Transcribe every line exactly. Leave the pictures behind.

* Stored data *
_ _ _ _ _

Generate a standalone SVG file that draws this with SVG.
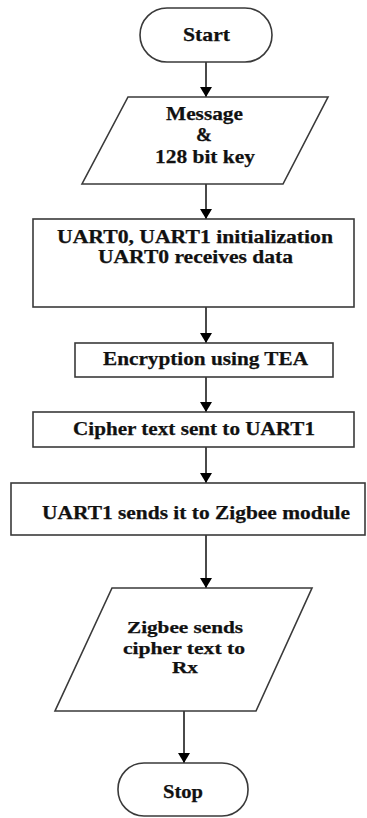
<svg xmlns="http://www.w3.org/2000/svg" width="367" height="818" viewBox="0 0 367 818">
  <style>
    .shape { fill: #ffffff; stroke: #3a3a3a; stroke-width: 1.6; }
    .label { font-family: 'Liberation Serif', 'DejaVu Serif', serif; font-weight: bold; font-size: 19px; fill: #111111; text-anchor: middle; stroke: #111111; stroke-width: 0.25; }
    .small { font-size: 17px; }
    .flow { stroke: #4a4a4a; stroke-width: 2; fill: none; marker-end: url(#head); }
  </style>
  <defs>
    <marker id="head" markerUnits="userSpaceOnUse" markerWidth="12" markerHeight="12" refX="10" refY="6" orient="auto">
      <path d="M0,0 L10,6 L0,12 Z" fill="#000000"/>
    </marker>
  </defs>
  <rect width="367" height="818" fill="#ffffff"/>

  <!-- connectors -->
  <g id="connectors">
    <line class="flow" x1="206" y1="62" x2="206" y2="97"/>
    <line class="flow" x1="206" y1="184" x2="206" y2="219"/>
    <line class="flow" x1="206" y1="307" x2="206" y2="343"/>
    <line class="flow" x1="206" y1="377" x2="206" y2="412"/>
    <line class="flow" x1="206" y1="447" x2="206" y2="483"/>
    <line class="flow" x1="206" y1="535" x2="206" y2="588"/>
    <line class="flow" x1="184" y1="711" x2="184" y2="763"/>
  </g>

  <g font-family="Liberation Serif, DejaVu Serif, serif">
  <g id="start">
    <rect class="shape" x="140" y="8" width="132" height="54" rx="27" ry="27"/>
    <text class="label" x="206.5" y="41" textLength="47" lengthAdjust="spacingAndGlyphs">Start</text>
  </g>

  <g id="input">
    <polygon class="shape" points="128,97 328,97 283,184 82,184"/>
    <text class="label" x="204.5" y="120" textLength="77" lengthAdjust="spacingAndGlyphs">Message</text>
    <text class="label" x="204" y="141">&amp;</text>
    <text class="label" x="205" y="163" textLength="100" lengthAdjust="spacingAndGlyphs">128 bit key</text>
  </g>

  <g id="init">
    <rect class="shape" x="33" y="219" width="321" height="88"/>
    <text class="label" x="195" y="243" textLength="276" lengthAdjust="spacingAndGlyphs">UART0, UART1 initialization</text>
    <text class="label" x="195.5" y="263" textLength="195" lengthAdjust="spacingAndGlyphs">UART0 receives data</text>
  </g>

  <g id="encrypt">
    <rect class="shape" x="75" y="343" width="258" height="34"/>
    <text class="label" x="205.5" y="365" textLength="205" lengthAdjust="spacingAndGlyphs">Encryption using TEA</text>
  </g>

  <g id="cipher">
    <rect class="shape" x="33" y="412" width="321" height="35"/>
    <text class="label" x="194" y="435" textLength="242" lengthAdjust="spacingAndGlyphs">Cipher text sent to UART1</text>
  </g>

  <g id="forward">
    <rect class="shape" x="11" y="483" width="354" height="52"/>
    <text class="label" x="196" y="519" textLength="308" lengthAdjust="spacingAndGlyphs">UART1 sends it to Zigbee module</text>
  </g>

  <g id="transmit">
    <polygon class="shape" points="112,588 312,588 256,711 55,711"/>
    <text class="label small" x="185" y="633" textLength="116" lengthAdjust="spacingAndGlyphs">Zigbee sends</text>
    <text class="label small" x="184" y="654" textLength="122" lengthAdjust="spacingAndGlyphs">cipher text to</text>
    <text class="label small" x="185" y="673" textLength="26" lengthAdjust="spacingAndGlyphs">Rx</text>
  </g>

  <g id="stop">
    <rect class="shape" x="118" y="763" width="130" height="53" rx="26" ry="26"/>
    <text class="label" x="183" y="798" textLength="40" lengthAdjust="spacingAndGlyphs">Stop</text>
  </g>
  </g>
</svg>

_ _ _ _ _

* Task answer *
Generate a standalone SVG file that draws this with SVG.
<svg xmlns="http://www.w3.org/2000/svg" width="367" height="818" viewBox="0 0 367 818">
  <style>
    .shape { fill: #ffffff; stroke: #3a3a3a; stroke-width: 1.6; }
    .label { font-family: 'Liberation Serif', 'DejaVu Serif', serif; font-weight: bold; font-size: 19px; fill: #111111; text-anchor: middle; stroke: #111111; stroke-width: 0.25; }
    .small { font-size: 17px; }
    .flow { stroke: #4a4a4a; stroke-width: 2; fill: none; marker-end: url(#head); }
  </style>
  <defs>
    <marker id="head" markerUnits="userSpaceOnUse" markerWidth="12" markerHeight="12" refX="10" refY="6" orient="auto">
      <path d="M0,0 L10,6 L0,12 Z" fill="#000000"/>
    </marker>
  </defs>
  <rect width="367" height="818" fill="#ffffff"/>

  <!-- connectors -->
  <g id="connectors">
    <line class="flow" x1="206" y1="62" x2="206" y2="97"/>
    <line class="flow" x1="206" y1="184" x2="206" y2="219"/>
    <line class="flow" x1="206" y1="307" x2="206" y2="343"/>
    <line class="flow" x1="206" y1="377" x2="206" y2="412"/>
    <line class="flow" x1="206" y1="447" x2="206" y2="483"/>
    <line class="flow" x1="206" y1="535" x2="206" y2="588"/>
    <line class="flow" x1="184" y1="711" x2="184" y2="763"/>
  </g>

  <g font-family="Liberation Serif, DejaVu Serif, serif">
  <g id="start">
    <rect class="shape" x="140" y="8" width="132" height="54" rx="27" ry="27"/>
    <text class="label" x="206.5" y="41" textLength="47" lengthAdjust="spacingAndGlyphs">Start</text>
  </g>

  <g id="input">
    <polygon class="shape" points="128,97 328,97 283,184 82,184"/>
    <text class="label" x="204.5" y="120" textLength="77" lengthAdjust="spacingAndGlyphs">Message</text>
    <text class="label" x="204" y="141">&amp;</text>
    <text class="label" x="205" y="163" textLength="100" lengthAdjust="spacingAndGlyphs">128 bit key</text>
  </g>

  <g id="init">
    <rect class="shape" x="33" y="219" width="321" height="88"/>
    <text class="label" x="195" y="243" textLength="276" lengthAdjust="spacingAndGlyphs">UART0, UART1 initialization</text>
    <text class="label" x="195.5" y="263" textLength="195" lengthAdjust="spacingAndGlyphs">UART0 receives data</text>
  </g>

  <g id="encrypt">
    <rect class="shape" x="75" y="343" width="258" height="34"/>
    <text class="label" x="205.5" y="365" textLength="205" lengthAdjust="spacingAndGlyphs">Encryption using TEA</text>
  </g>

  <g id="cipher">
    <rect class="shape" x="33" y="412" width="321" height="35"/>
    <text class="label" x="194" y="435" textLength="242" lengthAdjust="spacingAndGlyphs">Cipher text sent to UART1</text>
  </g>

  <g id="forward">
    <rect class="shape" x="11" y="483" width="354" height="52"/>
    <text class="label" x="196" y="519" textLength="308" lengthAdjust="spacingAndGlyphs">UART1 sends it to Zigbee module</text>
  </g>

  <g id="transmit">
    <polygon class="shape" points="112,588 312,588 256,711 55,711"/>
    <text class="label small" x="185" y="633" textLength="116" lengthAdjust="spacingAndGlyphs">Zigbee sends</text>
    <text class="label small" x="184" y="654" textLength="122" lengthAdjust="spacingAndGlyphs">cipher text to</text>
    <text class="label small" x="185" y="673" textLength="26" lengthAdjust="spacingAndGlyphs">Rx</text>
  </g>

  <g id="stop">
    <rect class="shape" x="118" y="763" width="130" height="53" rx="26" ry="26"/>
    <text class="label" x="183" y="798" textLength="40" lengthAdjust="spacingAndGlyphs">Stop</text>
  </g>
  </g>
</svg>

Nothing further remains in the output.